WHAT NEEDS TO BE DONE:
Please print exactly the lines below, from the start of the material up to and including the line with "import plotly.graph_objects as go", but none of the pictures.

TASK INPUT:

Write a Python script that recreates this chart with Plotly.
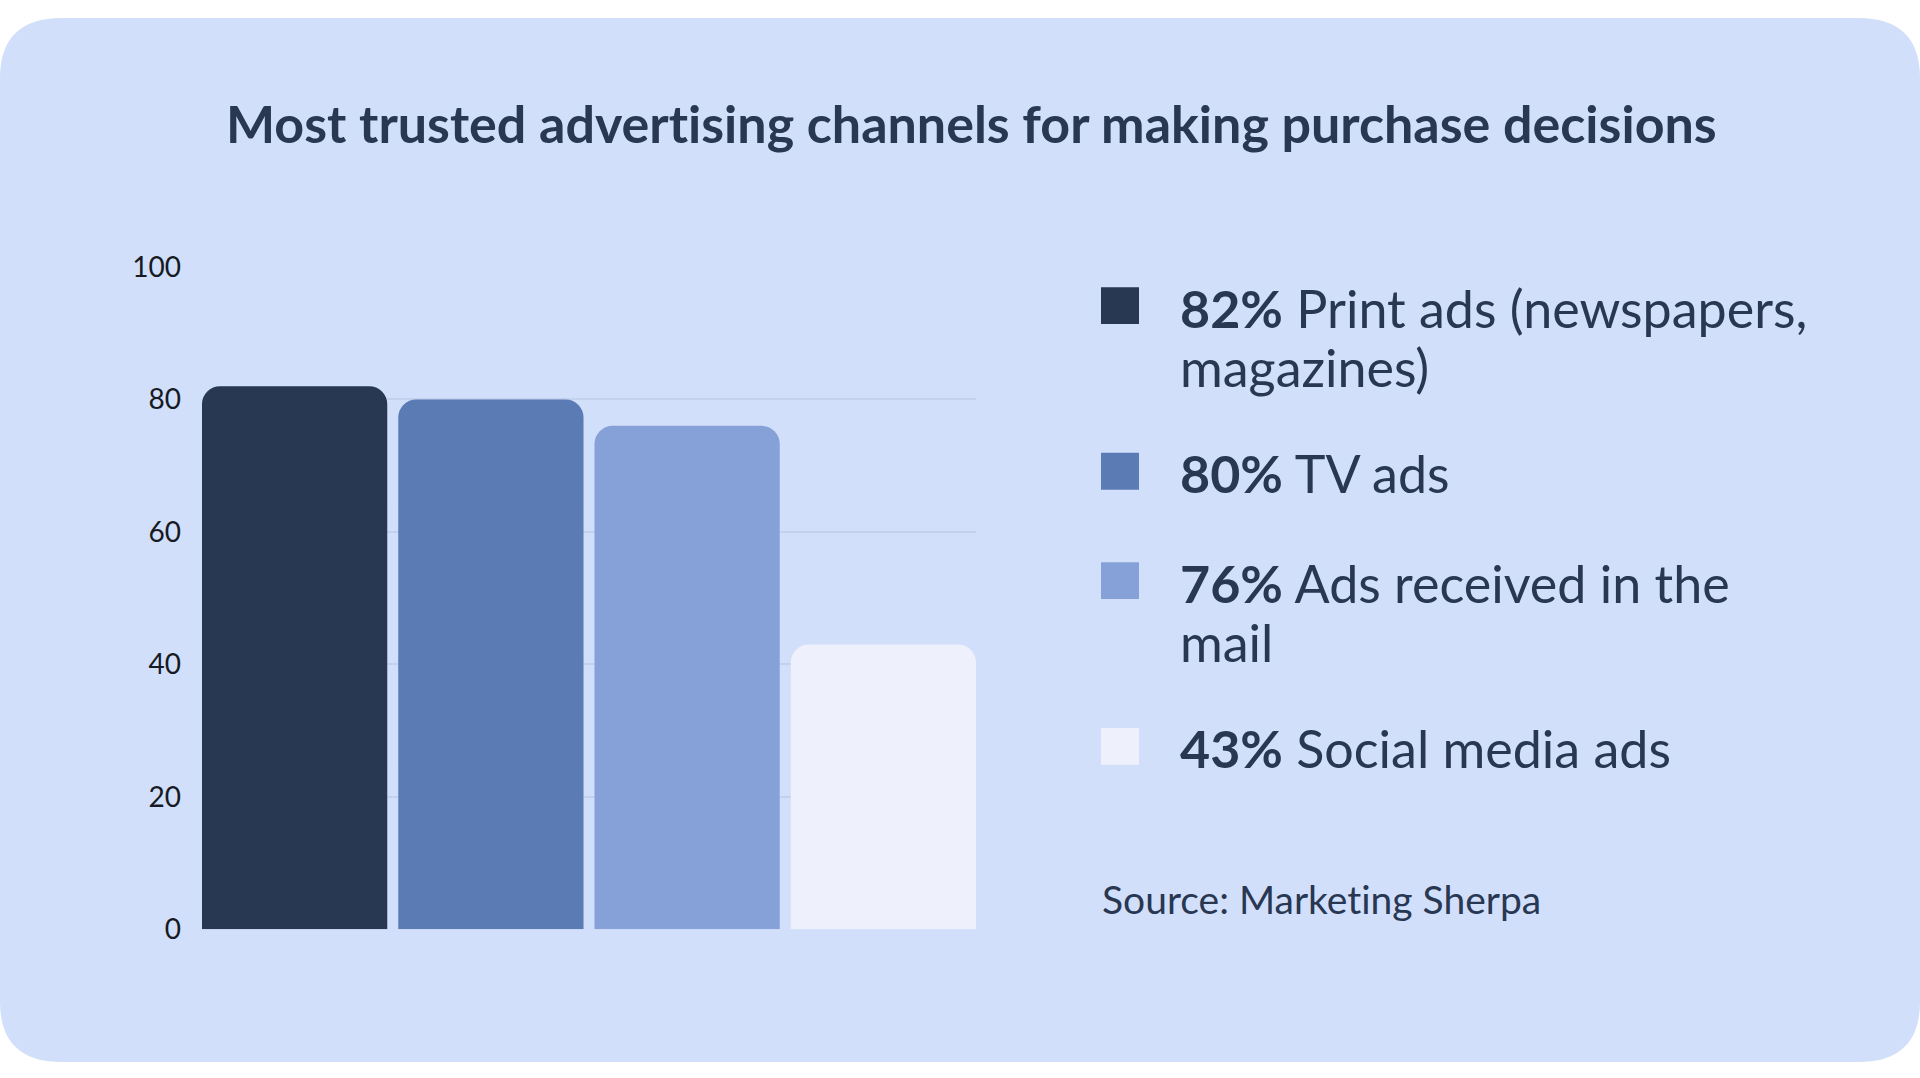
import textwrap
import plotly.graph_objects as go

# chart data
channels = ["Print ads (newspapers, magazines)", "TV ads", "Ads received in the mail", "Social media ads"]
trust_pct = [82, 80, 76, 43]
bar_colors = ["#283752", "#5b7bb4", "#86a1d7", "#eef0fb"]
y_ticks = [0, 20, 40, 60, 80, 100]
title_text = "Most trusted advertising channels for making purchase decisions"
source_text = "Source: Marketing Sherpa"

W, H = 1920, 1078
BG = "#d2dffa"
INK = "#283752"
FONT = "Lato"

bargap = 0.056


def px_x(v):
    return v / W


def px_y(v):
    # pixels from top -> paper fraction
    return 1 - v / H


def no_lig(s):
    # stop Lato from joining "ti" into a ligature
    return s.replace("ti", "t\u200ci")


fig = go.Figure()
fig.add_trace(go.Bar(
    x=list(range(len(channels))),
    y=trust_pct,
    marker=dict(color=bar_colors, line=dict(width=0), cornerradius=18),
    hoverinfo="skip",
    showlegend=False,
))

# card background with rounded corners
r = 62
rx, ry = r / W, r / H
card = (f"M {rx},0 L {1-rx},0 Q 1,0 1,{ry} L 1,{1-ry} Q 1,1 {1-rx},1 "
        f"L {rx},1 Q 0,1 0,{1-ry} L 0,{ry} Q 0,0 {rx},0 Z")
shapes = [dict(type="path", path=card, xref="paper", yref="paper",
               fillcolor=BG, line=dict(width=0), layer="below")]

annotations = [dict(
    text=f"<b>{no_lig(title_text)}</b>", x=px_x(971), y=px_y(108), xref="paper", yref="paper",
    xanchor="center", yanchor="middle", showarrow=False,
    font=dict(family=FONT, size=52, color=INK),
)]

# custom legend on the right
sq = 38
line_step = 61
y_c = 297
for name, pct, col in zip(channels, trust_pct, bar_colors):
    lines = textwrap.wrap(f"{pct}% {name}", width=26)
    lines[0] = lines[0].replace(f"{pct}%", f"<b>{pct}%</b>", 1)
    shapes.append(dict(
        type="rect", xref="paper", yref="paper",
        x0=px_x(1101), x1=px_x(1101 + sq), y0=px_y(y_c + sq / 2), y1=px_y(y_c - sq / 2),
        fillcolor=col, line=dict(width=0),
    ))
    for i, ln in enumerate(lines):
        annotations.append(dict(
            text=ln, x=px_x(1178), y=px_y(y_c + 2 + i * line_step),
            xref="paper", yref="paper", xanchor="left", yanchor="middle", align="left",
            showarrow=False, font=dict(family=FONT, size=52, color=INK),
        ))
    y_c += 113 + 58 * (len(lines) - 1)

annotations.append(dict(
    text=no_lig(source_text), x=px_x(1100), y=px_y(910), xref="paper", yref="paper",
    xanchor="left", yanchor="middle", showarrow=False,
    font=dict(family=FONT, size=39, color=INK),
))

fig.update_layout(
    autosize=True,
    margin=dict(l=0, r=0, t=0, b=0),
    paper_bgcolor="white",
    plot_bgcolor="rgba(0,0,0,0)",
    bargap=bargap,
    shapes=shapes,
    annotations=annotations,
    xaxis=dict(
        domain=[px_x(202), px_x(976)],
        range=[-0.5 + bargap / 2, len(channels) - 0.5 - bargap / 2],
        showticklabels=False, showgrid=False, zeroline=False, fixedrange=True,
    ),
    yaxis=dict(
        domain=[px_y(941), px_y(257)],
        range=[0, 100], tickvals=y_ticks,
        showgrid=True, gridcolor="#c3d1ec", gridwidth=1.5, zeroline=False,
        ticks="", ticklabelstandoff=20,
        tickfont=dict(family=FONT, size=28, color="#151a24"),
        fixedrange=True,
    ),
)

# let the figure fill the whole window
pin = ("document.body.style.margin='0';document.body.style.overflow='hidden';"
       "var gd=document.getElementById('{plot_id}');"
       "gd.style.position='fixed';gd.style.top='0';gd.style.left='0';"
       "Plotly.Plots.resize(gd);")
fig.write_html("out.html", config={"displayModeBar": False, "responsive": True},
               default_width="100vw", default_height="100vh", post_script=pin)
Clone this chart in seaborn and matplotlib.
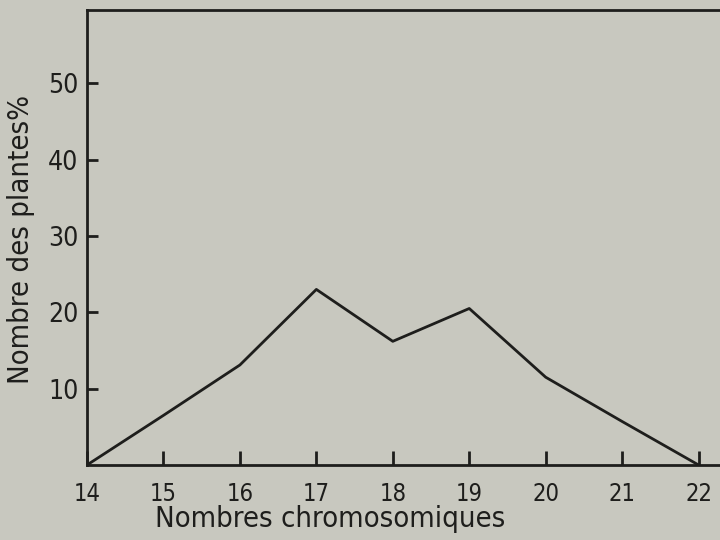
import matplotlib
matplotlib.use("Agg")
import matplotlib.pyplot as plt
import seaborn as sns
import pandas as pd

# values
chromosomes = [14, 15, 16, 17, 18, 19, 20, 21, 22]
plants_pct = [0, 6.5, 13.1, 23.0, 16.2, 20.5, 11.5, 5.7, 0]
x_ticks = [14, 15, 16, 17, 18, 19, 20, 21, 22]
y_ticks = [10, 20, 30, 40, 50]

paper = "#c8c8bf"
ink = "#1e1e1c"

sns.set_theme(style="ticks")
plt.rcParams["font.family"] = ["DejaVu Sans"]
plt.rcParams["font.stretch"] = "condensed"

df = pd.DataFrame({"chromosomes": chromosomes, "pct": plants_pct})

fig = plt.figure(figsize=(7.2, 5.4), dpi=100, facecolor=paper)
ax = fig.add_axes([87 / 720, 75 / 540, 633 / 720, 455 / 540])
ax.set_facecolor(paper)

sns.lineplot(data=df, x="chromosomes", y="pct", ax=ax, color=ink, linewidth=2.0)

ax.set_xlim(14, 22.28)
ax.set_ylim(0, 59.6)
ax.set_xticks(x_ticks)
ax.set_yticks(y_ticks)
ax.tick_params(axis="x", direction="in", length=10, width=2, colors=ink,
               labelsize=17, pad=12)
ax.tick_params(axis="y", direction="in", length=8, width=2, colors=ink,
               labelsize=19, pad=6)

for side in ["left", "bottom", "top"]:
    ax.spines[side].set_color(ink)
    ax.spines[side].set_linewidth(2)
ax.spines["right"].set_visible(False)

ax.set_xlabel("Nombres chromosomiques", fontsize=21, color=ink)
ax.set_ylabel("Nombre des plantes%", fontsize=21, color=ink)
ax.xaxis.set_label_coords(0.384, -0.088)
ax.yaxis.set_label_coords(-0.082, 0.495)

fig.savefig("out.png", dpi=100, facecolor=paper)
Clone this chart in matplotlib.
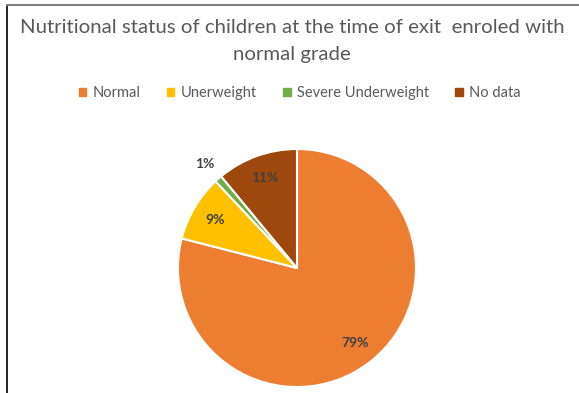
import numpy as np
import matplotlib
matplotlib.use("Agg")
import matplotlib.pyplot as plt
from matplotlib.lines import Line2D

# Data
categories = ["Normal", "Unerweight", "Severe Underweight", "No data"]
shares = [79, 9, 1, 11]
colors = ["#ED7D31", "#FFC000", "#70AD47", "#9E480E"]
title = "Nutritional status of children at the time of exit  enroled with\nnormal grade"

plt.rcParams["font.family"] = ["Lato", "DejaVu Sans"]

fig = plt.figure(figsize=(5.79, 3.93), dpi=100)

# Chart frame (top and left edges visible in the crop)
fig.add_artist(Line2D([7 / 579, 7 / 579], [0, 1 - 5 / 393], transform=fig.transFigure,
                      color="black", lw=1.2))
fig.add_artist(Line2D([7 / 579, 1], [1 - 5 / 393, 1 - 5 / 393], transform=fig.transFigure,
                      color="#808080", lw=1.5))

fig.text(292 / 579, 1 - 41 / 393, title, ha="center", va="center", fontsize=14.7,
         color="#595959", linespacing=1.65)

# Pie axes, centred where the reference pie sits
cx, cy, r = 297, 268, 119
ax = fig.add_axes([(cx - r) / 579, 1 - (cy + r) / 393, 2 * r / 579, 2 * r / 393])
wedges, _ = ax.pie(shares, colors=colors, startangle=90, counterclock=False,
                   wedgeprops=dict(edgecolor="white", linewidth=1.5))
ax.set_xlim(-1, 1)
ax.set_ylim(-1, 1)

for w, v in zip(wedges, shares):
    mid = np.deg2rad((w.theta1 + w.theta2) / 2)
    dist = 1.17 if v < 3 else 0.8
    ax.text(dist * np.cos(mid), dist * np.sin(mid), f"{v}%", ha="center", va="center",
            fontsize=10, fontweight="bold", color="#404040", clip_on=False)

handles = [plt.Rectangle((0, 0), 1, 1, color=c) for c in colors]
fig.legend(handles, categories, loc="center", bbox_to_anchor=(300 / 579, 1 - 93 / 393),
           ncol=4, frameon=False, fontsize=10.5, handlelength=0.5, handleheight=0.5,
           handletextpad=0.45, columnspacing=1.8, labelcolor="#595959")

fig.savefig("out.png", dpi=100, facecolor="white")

EXERCISE SOLUTION:
Write a Python script that recreates this chart with Plotly.
import textwrap
import plotly.graph_objects as go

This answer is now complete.